**MATERIAL PROVIDED**
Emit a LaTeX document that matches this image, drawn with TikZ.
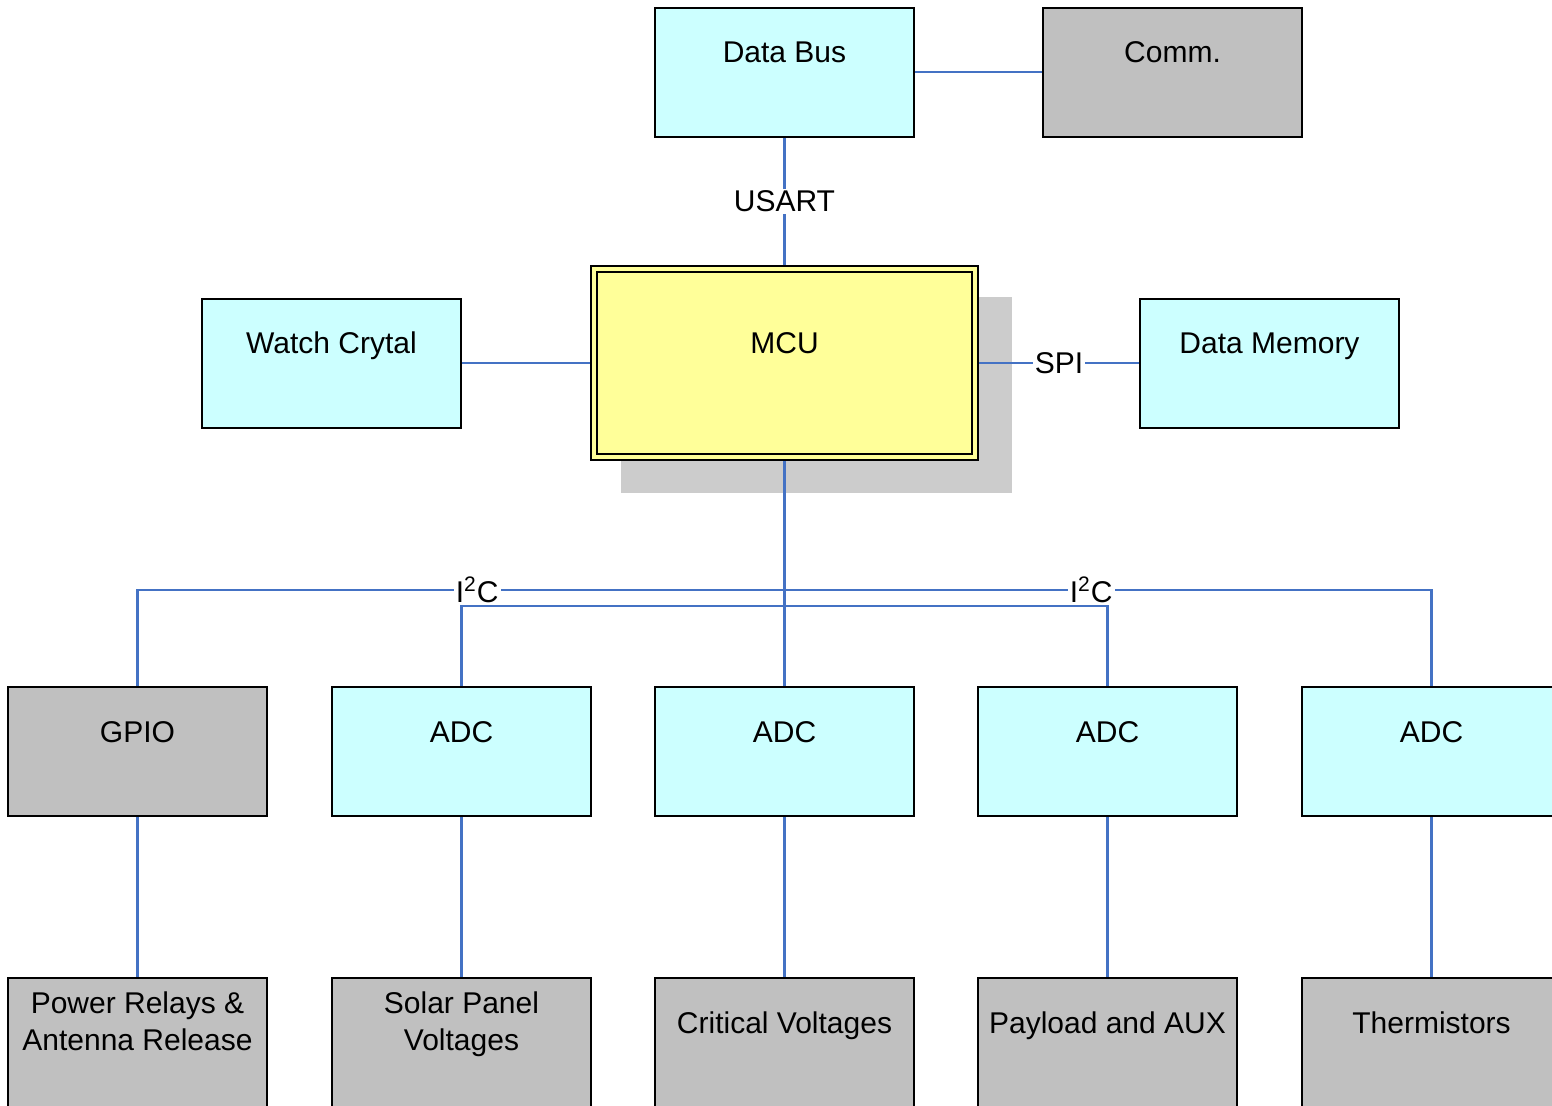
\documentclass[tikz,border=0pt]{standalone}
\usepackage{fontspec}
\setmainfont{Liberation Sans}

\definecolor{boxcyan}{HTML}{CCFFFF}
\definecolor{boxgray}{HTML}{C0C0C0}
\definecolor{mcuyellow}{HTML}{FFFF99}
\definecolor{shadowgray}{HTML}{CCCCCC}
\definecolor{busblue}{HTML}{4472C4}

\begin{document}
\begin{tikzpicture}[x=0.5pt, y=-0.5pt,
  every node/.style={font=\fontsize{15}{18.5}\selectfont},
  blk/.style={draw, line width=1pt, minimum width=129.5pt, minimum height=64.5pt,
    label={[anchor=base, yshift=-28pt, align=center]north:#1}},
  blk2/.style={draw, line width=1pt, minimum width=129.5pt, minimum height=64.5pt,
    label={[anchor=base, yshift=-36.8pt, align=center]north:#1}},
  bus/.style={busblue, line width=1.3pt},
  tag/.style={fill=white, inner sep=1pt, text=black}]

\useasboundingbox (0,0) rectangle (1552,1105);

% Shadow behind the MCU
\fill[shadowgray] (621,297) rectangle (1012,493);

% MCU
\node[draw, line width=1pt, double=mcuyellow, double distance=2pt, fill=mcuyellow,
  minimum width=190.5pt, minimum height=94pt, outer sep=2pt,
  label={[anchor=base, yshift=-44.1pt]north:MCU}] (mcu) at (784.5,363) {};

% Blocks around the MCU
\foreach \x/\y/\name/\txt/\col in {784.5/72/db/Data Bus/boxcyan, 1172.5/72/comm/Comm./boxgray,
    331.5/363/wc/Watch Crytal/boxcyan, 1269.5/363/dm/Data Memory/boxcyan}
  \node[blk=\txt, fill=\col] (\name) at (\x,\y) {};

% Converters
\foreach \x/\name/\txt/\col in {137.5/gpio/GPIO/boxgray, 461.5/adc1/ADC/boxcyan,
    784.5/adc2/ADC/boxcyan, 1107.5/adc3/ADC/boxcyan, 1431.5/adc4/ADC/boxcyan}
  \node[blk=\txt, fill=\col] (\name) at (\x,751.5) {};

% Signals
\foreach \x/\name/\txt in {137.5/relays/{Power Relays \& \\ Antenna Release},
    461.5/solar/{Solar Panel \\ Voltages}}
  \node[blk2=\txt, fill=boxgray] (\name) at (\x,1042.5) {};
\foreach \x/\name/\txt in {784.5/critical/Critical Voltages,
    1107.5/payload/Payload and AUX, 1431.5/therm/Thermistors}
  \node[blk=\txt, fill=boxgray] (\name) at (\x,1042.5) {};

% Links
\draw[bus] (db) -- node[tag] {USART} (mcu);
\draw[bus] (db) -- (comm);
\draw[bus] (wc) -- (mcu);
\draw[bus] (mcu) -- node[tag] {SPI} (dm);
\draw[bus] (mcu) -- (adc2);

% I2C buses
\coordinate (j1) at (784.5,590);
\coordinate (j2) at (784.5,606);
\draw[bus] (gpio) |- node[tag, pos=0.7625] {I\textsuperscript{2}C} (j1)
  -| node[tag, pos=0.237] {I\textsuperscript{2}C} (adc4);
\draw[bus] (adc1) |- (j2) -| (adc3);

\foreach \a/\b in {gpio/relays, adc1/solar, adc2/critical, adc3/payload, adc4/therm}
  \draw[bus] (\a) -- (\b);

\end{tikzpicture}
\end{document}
* * *
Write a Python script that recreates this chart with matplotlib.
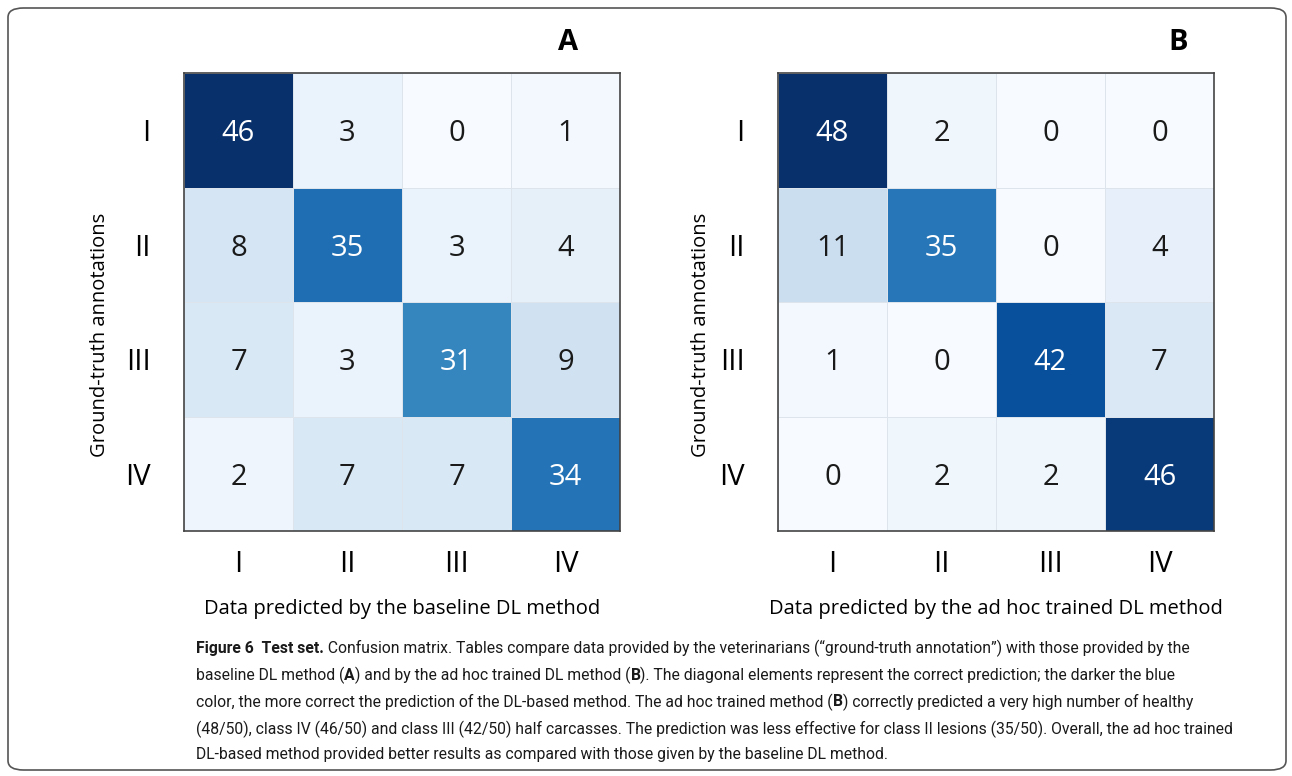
---
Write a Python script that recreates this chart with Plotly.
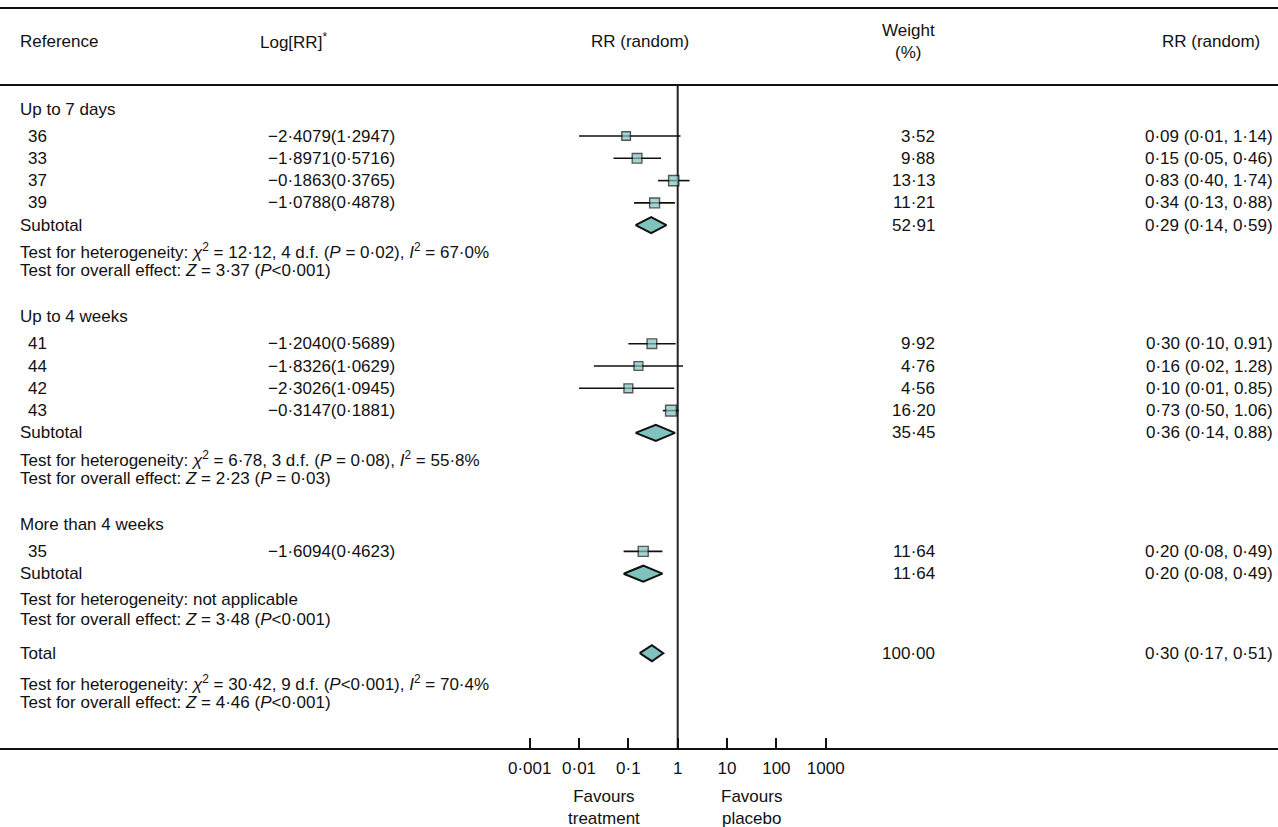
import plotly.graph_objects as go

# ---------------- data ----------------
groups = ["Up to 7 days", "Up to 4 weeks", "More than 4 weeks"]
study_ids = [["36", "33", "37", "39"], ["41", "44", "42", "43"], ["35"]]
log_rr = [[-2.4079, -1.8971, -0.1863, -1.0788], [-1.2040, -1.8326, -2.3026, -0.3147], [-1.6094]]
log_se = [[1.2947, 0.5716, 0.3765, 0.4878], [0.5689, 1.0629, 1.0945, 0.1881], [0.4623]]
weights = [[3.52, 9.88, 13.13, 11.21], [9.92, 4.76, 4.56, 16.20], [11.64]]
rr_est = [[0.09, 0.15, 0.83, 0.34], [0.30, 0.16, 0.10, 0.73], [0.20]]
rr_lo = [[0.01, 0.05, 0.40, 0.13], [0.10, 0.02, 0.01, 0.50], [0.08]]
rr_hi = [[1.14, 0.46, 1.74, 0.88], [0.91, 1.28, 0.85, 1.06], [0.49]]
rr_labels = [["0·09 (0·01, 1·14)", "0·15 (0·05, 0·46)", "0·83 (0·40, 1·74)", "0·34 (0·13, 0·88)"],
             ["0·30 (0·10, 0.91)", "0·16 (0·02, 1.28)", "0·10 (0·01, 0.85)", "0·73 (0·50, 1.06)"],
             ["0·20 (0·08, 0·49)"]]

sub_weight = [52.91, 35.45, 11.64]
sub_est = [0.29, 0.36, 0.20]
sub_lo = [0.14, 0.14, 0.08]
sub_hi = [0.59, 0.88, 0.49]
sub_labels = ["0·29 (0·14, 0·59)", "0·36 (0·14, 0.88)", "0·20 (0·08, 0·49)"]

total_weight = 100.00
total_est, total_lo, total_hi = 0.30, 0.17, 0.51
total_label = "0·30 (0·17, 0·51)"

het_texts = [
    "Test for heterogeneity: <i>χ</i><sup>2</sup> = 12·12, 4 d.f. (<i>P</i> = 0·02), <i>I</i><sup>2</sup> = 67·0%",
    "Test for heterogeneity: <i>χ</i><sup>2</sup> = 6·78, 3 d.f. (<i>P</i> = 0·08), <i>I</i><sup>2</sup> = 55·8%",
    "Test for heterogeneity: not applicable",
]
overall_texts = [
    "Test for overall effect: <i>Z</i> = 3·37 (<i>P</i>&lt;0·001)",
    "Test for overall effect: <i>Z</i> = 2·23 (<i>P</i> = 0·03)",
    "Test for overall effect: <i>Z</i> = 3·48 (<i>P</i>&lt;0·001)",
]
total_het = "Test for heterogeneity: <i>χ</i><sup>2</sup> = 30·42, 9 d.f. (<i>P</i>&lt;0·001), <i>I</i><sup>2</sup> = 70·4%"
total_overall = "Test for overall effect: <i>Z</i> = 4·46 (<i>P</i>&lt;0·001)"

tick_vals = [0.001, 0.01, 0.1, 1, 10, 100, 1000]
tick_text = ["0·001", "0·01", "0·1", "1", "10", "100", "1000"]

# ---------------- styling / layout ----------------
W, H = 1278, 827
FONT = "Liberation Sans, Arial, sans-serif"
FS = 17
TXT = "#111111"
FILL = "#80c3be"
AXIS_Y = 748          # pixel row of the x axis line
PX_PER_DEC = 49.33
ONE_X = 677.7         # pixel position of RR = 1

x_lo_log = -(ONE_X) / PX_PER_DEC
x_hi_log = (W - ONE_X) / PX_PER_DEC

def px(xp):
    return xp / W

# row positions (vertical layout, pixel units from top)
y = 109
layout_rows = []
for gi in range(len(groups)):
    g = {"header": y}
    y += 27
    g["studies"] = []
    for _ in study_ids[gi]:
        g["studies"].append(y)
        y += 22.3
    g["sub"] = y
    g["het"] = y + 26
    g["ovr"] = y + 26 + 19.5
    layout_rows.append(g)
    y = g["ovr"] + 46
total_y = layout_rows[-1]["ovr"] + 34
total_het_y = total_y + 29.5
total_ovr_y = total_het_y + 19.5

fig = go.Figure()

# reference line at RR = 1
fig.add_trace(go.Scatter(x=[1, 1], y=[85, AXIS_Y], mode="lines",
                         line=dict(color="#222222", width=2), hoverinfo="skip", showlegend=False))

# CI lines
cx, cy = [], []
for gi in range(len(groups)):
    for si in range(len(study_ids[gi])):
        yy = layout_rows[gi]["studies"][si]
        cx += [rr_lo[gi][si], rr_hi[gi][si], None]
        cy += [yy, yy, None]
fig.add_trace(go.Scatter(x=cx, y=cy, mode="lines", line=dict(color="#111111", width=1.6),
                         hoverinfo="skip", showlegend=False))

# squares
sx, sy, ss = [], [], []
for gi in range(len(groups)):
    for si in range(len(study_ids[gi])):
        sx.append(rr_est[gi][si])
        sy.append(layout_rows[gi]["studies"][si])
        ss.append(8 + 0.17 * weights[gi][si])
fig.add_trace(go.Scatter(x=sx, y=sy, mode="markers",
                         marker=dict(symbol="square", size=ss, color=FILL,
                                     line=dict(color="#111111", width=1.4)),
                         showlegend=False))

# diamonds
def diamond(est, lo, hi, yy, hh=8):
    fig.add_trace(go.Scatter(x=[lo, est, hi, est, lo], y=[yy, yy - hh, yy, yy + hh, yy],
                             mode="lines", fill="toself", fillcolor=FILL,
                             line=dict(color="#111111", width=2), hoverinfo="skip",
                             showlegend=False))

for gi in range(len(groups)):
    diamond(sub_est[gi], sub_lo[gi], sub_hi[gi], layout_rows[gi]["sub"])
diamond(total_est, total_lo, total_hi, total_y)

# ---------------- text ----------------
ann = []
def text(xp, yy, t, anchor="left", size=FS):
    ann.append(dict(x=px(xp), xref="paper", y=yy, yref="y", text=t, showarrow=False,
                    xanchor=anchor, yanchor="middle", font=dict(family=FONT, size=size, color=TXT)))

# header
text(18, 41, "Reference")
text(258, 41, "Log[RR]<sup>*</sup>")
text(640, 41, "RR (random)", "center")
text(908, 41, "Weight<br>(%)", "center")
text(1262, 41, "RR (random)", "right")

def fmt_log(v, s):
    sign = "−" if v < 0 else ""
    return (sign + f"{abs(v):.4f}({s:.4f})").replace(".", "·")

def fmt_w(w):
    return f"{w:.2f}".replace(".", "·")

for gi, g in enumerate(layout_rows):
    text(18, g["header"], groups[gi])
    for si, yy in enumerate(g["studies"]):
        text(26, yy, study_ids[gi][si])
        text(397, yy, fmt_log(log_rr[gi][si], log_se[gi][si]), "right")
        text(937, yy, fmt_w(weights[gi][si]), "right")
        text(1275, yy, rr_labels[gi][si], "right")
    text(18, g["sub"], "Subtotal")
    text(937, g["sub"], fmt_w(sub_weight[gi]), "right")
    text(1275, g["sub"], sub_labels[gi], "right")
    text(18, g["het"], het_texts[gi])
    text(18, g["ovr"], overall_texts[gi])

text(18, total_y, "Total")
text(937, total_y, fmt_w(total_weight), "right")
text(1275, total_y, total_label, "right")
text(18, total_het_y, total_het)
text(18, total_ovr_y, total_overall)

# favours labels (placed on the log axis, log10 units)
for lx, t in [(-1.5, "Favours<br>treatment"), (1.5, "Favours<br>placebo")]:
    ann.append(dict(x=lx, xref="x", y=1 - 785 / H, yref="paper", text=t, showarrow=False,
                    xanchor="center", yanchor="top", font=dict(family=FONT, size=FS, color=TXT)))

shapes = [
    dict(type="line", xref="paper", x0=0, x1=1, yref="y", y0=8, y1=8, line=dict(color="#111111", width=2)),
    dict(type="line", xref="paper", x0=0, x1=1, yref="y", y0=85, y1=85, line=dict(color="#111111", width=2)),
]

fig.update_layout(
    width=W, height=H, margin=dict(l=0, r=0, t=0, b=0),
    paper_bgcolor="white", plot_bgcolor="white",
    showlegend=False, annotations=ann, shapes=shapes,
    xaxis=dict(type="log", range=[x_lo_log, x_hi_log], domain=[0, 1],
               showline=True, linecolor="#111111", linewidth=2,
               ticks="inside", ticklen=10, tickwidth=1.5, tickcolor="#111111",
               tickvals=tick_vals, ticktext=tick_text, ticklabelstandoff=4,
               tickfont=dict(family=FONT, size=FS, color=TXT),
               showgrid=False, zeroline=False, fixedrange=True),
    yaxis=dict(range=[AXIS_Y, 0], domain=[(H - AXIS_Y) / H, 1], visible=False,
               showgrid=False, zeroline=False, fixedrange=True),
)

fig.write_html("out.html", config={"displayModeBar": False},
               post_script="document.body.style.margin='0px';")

**WHAT NEEDS TO BE DONE**
Only the stretch from the line with "Write a Python script that recreates this chart with Plotly." through the line with "import plotly.graph_objects as go" should be copied, exactly and with both ends. Drop the pictures.

**ANSWER**
Write a Python script that recreates this chart with Plotly.
import plotly.graph_objects as go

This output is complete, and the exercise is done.